From: johnny moral (johnnymoral@hotmail.com)
Date: Mon Nov 10 2003 - 21:03:42 GMT
>From: "Platt Holden" <pholden@sc.rr.com>
>Date: Sun, 09 Nov 2003 10:23:09 -0500
>
>Hi Bo,
>
>In the book section of today's NY Times under Paperback Non-Fiction is
>a review of a book entitled "Lost discoveries: the Non-Western Roots of
>Science" by Dick Teresi, author of "The God Particle."
>
>In the review there are a number of observations made by Teresi that
>tend to dispute Jaynes' theory. Example: "The Babylonians developed the
>Pythagorean theorem at least 1,500 years before Pythagoras was born."
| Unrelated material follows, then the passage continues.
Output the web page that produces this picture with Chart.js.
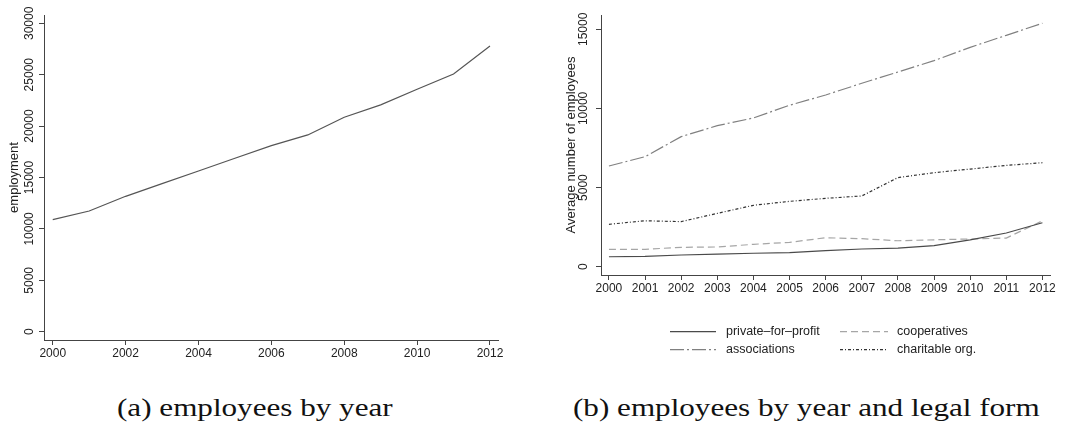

>Also, "The Egyptians mastered fractions, and Babylonian mathematics
>created a B.C version of the calculator, with its tables of
>reciprocals, squares, cubes, square roots and cube roots."
>
>I commend the review to you and others who are interested in discussing
>the emergence of the intellectual level. I think it sheds some new
>light on the question. At the very least, it suggests that our
>knowledge of those ancient times is limited and largely speculative.
>
>Best regards,
>Platt
I've had some thoughts about history that sort of apply here, if I may share
them with y'all.
My thoughts:
For something to be true about history, it has to fit in with TODAY's
Morality, or Reality. History emerges from the present. Today, we decide
that the Babylonians were however some authorities decide they must have
been, based on some evidence or something that few have ever seen and fewer
have agreed on, but the elaborate authority hierarchy system that exists
causes us to believe it. Did the Baylonians even exist? Only because our
Morality today says they did. If it made more sense to decide they didn't,
then they didn't, just like we believe that the Atlantians didn't exist..
The events of history are invented in reverse, we create history by agreeing
that it must have happened that way in order for things to be the way they
appear to be now. Even my own memories of lunch and what current events I
witnessed with my own eyes are created NOW by Quality, according to how best
fits Morality. Morality isn't going to give me wacky memories though,
because it wouldn't make sense, it wouldn't fit in with other people's
memories (a huge high quality expectation of our memories), not to mention
recording devices like cameras, etc, which we expect to hold static and
correct images from history.
The early beginnings of the universe didn't actually happen at all, human
consciousness invented it and decided that it must have "happened" that way,
and it invents the evidence that it did because it would be low quality for
no evidence to be there (ie, background radiation from big bang, fossils,
etc, are created where they need to be to fit into current Morality in the
highest quality way. They didn't exist until they had to exist in order to
fit in.) The same is true for things like atoms and molecules, they didn't
have to exist at all, and didn't, until a consciousness came looking for
them, expecting to find them there. First, there was just water, then H2O.
It is merely a high-quality expectation, an agreed-upon convention that we
have great certainty in, that atoms and matter have existed all along,
because it makes more sense to think that. And we all do, so it is True.
(But that doesn't make it false that that truth is only a ghost).